Fièvre sur Anatahan

1953

Genre : Mélodrame

(The saga of Anatahan). Avec : Akemi Negishi (Keiko), Tadashi Suganuma (Kusakabe), Shiro Amikura (Le patriote), Josef von Sternberg (le narrateur). 1h30.

En 1944, les survivants d'un navire japonais trouvent refuge sur une petite île volcanique des îles Mariannes du Nord en plein Océan Pacifique, Anatahan, où vivent déjà un homme, Kusakabe, et une jeune femme, Keiko, jeune et belle, au passé dramatique, qui ne tarde pas à exacerber le désir et la passion des nouveaux venus, pour qui elle devient "la seule femme sur terre".

Les mois passent ainsi, dans l'habitude forcée de cette existence de survie et l'attente, de pied ferme, de l'ennemi américain. Seule une ruse de celui-ci, pensent-ils, peut être à l'origine de l'ordre de capitulation. Ne pouvant se résoudre à la défaite du Japon, ils vont passer sept ans sur l'île, se disputant les charmes de la sauvage et envoûtante Keiko autant que le pouvoir.

Lorsque l'océan ramène une épave d'avion ennemi, chacun en récupère ce qu'il peut. Nishio et Yananuma, qui ont trouvé des armes, s'installent en maîtres à la "colline aux fous", hutte où résident Keiko et Kusakabe. Tuant le trop curieux Semba, Nishio est abattu par Yananuma, qui profite de l'euphorie du nouvel an 1949 pour ravir Keiko, la "reine des abeilles". Mais Kusakabe veille, et le poignarde. Yoshiri prend à son tour le pouvoir de "roi" et tue Kusakabe, mais lui non plus ne verra pas la lumière d'un autre jour.
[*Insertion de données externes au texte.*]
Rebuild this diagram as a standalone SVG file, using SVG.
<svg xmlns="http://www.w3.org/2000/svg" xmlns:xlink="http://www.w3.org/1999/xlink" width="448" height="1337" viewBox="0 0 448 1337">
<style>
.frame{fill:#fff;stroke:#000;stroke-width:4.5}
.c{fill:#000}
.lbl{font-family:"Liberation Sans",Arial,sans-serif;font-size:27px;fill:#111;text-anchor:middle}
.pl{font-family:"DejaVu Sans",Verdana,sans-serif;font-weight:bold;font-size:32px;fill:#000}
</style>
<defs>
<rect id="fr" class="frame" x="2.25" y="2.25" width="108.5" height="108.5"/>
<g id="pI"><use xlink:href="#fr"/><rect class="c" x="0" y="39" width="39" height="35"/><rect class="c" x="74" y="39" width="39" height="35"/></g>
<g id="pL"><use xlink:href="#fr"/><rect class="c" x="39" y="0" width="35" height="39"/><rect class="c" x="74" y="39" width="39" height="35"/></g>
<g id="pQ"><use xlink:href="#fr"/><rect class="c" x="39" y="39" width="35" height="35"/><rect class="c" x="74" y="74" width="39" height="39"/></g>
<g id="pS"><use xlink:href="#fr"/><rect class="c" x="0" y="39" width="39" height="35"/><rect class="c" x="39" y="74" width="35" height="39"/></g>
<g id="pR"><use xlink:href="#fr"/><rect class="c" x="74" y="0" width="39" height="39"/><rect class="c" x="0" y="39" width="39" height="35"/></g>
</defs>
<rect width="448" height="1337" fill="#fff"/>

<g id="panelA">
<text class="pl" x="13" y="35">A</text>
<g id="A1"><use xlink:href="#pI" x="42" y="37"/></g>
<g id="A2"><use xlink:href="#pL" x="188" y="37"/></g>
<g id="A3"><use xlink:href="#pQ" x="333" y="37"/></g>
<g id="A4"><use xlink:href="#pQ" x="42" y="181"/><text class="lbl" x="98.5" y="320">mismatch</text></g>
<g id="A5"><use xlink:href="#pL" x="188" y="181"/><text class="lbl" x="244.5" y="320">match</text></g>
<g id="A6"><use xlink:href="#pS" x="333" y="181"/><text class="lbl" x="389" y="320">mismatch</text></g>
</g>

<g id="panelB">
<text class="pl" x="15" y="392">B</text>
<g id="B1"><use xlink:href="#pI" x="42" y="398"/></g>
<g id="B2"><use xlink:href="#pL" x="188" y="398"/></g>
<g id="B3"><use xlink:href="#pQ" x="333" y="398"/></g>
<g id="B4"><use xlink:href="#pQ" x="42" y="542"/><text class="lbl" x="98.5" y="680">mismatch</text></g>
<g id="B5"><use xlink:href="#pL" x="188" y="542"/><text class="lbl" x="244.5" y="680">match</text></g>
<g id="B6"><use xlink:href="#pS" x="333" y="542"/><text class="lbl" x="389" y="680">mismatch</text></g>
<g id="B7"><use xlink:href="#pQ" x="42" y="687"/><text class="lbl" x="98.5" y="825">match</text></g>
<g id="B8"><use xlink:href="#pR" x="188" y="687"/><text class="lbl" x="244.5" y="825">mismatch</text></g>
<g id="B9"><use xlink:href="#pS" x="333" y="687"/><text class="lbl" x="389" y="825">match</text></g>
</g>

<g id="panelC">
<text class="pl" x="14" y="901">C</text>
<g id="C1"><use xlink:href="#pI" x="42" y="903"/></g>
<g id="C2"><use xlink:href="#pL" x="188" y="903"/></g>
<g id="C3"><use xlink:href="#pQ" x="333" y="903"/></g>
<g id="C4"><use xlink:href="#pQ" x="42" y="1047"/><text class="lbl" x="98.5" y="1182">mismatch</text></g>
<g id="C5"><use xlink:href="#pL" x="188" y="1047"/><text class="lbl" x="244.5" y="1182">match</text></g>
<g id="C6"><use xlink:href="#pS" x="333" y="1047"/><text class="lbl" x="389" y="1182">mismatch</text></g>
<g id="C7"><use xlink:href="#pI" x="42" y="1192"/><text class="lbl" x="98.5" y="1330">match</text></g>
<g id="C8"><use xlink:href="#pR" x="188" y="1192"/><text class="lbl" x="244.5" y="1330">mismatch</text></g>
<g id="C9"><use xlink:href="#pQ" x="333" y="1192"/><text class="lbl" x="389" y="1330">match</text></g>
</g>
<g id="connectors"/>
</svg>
Pour arrêter l'hécatombe, les hommes s'en remettent au sort pour se partager Keiko. Mais celle-ci s'enfuit, nue, dans les flots.

A l'aéroport de Tokyo, en mars 1951, elle assiste au retour de ses anciens compagnons..

Dernier film tourné par Sternberg, Fièvre sur Anatahan, bénéficie de la réputation de film culte pour tout cinéphile alors que sa vision est difficilement supportable pour un public non initié. Sa sortie en copie restaurée par Capprici en France en 2018 sous le simple titre Anatahan (même si le générique continue d'indiquer The saga of Anatahan) est donc l'occasion de revenir sur cet objet étrange et fascinant. Il demande, à notre avis,  une longue suspension de jugement avant d'être pleinement apprécié, peut-être pas comme un chef d'œuvre mais au final un film extrêmement touchant et inoubliable.

Une production inespérée et sans contrôle

Sternberg entend parler d'un fait divers par le compte rendu du livre de Michiro Maruyama, l'un des survivants d'un fait divers : une île volcanique des îles Mariannes du Nord en plein Océan Pacifique, avait abrité trente-trois soldats japonais refusant de croire à la reddition de leur pays, de 1945 à 1951. Treize d'entre eux y avaient trouvé la mort en s'entredéchirant pour la seule femme présente sur l'île. Von Sternberg contacte Kazuo Takimura qui cherche à mieux faire connaitre le Japon aux occidentaux. La venue de Sternberg, cinéaste adulé dans son pays alors qu'il est presque oublié en Amérique, est une chance inespérée pour lui. Il en est de même pour Sternberg qui n'a rien réalisé d'important rien selon désir depuis longtemps.

Si Sternberg passe huit mois au Japon, ce n'est pas pour chercher le décor adéquat à son film; trouver son actrice principale lui suffit. Le personnage historique de Kazuko Higa, devient Keiko. Il cherche un écrin pour la magnifier. Ce sera la lumière. Dès lors comment faire confiance à la nature ? Il prèfère un immense hangar d'aéroport de Kyoto, près des grandes compagnies de cinéma du Japon. Dans ce hangar, il reconstruit la jungle sous le feu des projecteurs... et  regard ahuri de l'équipe de techniciens qui ne tardent pas à trouver Sternberg un rien délirant.

Comme si la jungle artificiel en suffisait pas, il refuse aussi aux acteurs japonais le sous-titrage des dialogues pour imposer sa voix off qui commente l'action en disant" nous" pour le groupe de Japonais survirants (ce qui exclu de fait les personnages principaux de l'action). Ce "nous" japonais dit par une voix  américaine, il faut néanmoins moins la voir dans une volonté démiurgique que comme un chœur antique qui commente l'action, l'action de survivre par amour pour cette femme loin des prétentions guerrières du Japon.

En nommant le film du simple titre d'Anatahan  Capprici confond la femme et l'ile; c'est bien ce que voulait Sternberg et c'est bien l'image qui laisse le visage de Keiko se surimprimant avec l'ile volcanique dans le dernier plan.